- I have a bad habit of keeping my right hand up after the toss, almost to the point of absurdity (sometimes I notice my hand on my head after I serve).
- My hips aren't rotating at all.
- Do I need to get my back foot moving forward and step into the court on the follow through?
I think you know what your problems are - the question is how to change.
I would recommend you learn your "new" serve motion away from the court to develop some "muscle memory" - and don't immediately fall into serving the "wrong" way.
The biggest thing to change is that while you are coiling your hips, you are not uncoiling.
Watch how Coach McCraw swings in this video below:
McCraw Serve Fundamentals http://www.youtube.com/watch?feature...&v=WuIgTyh4aDs
Mimic his slow and relaxed swing, uncoiling the hips to help initiate the racquet drop.
Do this over and over and over again at home until it feels free and easy.
When you get to the tennis courts face the fence, not the net.
Your first serves with your new motion will not be pretty, and if you stand on the service line, you will quickly fall into hitting the "old way".

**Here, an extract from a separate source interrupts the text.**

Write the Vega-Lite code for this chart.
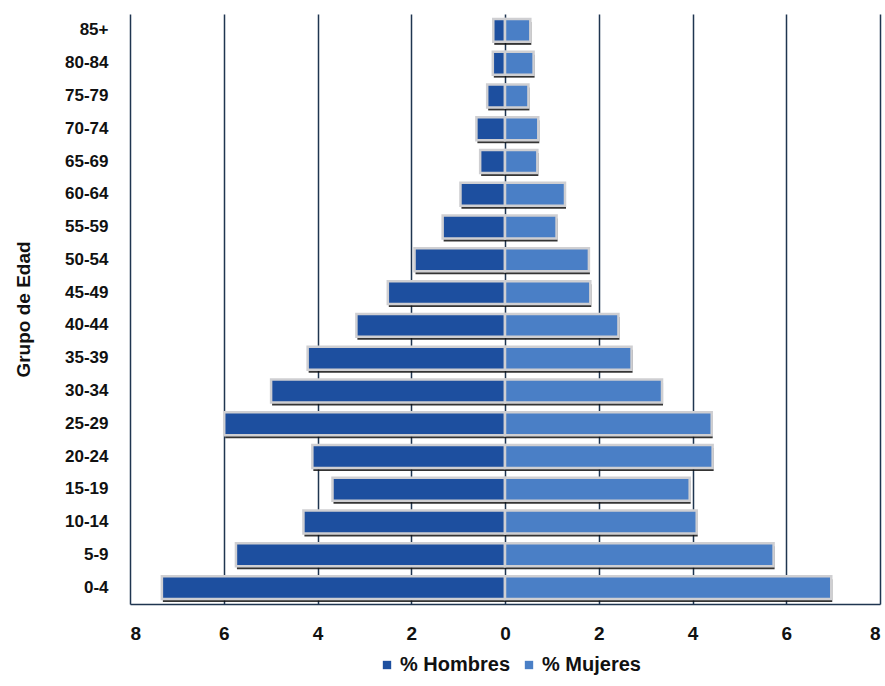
{
  "$schema": "https://vega.github.io/schema/vega-lite/v6.json",
  "autosize": "none",
  "width": 750,
  "height": 590,
  "padding": {"left": 130, "top": 14, "right": 5, "bottom": 82},
  "background": "white",
  "config": {
    "font": "Liberation Sans",
    "view": {"stroke": null}
  },
  "data": {
    "values": [
      {"grupo": "85+", "sexo": "% Hombres", "valor": -0.25},
      {"grupo": "80-84", "sexo": "% Hombres", "valor": -0.26},
      {"grupo": "75-79", "sexo": "% Hombres", "valor": -0.38},
      {"grupo": "70-74", "sexo": "% Hombres", "valor": -0.61},
      {"grupo": "65-69", "sexo": "% Hombres", "valor": -0.53},
      {"grupo": "60-64", "sexo": "% Hombres", "valor": -0.95},
      {"grupo": "55-59", "sexo": "% Hombres", "valor": -1.33},
      {"grupo": "50-54", "sexo": "% Hombres", "valor": -1.93},
      {"grupo": "45-49", "sexo": "% Hombres", "valor": -2.50},
      {"grupo": "40-44", "sexo": "% Hombres", "valor": -3.17},
      {"grupo": "35-39", "sexo": "% Hombres", "valor": -4.21},
      {"grupo": "30-34", "sexo": "% Hombres", "valor": -4.99},
      {"grupo": "25-29", "sexo": "% Hombres", "valor": -5.99},
      {"grupo": "20-24", "sexo": "% Hombres", "valor": -4.11},
      {"grupo": "15-19", "sexo": "% Hombres", "valor": -3.68},
      {"grupo": "10-14", "sexo": "% Hombres", "valor": -4.30},
      {"grupo": "5-9", "sexo": "% Hombres", "valor": -5.74},
      {"grupo": "0-4", "sexo": "% Hombres", "valor": -7.32},
      {"grupo": "85+", "sexo": "% Mujeres", "valor": 0.54},
      {"grupo": "80-84", "sexo": "% Mujeres", "valor": 0.61},
      {"grupo": "75-79", "sexo": "% Mujeres", "valor": 0.50},
      {"grupo": "70-74", "sexo": "% Mujeres", "valor": 0.71},
      {"grupo": "65-69", "sexo": "% Mujeres", "valor": 0.69},
      {"grupo": "60-64", "sexo": "% Mujeres", "valor": 1.28},
      {"grupo": "55-59", "sexo": "% Mujeres", "valor": 1.10},
      {"grupo": "50-54", "sexo": "% Mujeres", "valor": 1.79},
      {"grupo": "45-49", "sexo": "% Mujeres", "valor": 1.82},
      {"grupo": "40-44", "sexo": "% Mujeres", "valor": 2.42},
      {"grupo": "35-39", "sexo": "% Mujeres", "valor": 2.70},
      {"grupo": "30-34", "sexo": "% Mujeres", "valor": 3.35},
      {"grupo": "25-29", "sexo": "% Mujeres", "valor": 4.41},
      {"grupo": "20-24", "sexo": "% Mujeres", "valor": 4.43},
      {"grupo": "15-19", "sexo": "% Mujeres", "valor": 3.94},
      {"grupo": "10-14", "sexo": "% Mujeres", "valor": 4.09},
      {"grupo": "5-9", "sexo": "% Mujeres", "valor": 5.73},
      {"grupo": "0-4", "sexo": "% Mujeres", "valor": 6.96}
    ]
  },
  "encoding": {
    "y": {
      "field": "grupo",
      "type": "nominal",
      "sort": ["85+", "80-84", "75-79", "70-74", "65-69", "60-64", "55-59", "50-54", "45-49", "40-44", "35-39", "30-34", "25-29", "20-24", "15-19", "10-14", "5-9", "0-4"],
      "scale": {"paddingInner": 0.3, "paddingOuter": 0.15},
      "axis": {
        "title": "Grupo de Edad",
        "titleFont": "Liberation Sans",
        "titleFontSize": 19,
        "titleFontWeight": "bold",
        "titleColor": "#111111",
        "titlePadding": 31,
        "labelFont": "Liberation Sans",
        "labelFontSize": 17,
        "labelFontWeight": "bold",
        "labelColor": "#111111",
        "labelPadding": 22,
        "ticks": false,
        "domain": false,
        "grid": false
      }
    },
    "x": {
      "field": "valor",
      "type": "quantitative",
      "scale": {"domain": [-8, 8], "nice": false},
      "axis": {
        "title": null,
        "values": [-8, -6, -4, -2, 0, 2, 4, 6, 8],
        "labelExpr": "abs(datum.value)",
        "labelFont": "Liberation Sans",
        "labelFontSize": 19,
        "labelFontWeight": "bold",
        "labelColor": "#111111",
        "labelPadding": 20,
        "ticks": false,
        "domain": true,
        "domainColor": "#1f3550",
        "domainWidth": 1.5,
        "grid": true,
        "gridColor": "#1f3550",
        "gridWidth": 1.5,
        "gridOpacity": 1
      }
    }
  },
  "layer": [
    {
      "mark": {"type": "bar", "color": "#111111", "yOffset": 3, "xOffset": 1, "opacity": 0.85}
    },
    {
      "mark": {"type": "bar", "stroke": "#cfcfd2", "strokeWidth": 2.5},
      "encoding": {
        "color": {
          "field": "sexo",
          "type": "nominal",
          "scale": {"domain": ["% Hombres", "% Mujeres"], "range": ["#1d4f9f", "#4a7fc6"]},
          "legend": {
            "title": null,
            "orient": "none",
            "legendX": 247,
            "legendY": 641,
            "direction": "horizontal",
            "symbolType": "square",
            "symbolSize": 70,
            "symbolStrokeWidth": 0,
            "labelFont": "Liberation Sans",
            "labelFontSize": 20,
            "labelFontWeight": "bold",
            "labelColor": "#111111",
            "columnPadding": 8,
            "labelOffset": 3
          }
        }
      }
    }
  ]
}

Have a few sessions where you just serve 50 tennis balls into the fence before turning around, and start to hit them into the court.
[You also have to change to a continental grip - NOW is the time to do it.
I am quite sure you invented your swing style to allow a shoulder coil/uncoil to accommodate your Eastern grip.
How do I know? I tried to swing with an Eastern grip and coil/uncoil my shoulders, and immediately produced the same body position you show in your picture.
The Eastern grip is what most beginners first use to patty-cake their serves over the net.
But being athletic, you figured out you needed a shoulder coil/uncoil for more serve speed.
However keeping your Eastern grip would end up with you serving wide all the time - until you unconsciously figured out to overcompensate by swinging your shoulders without swinging your hips.
Don't let a faulty grip keep you from learning your new swing motion.]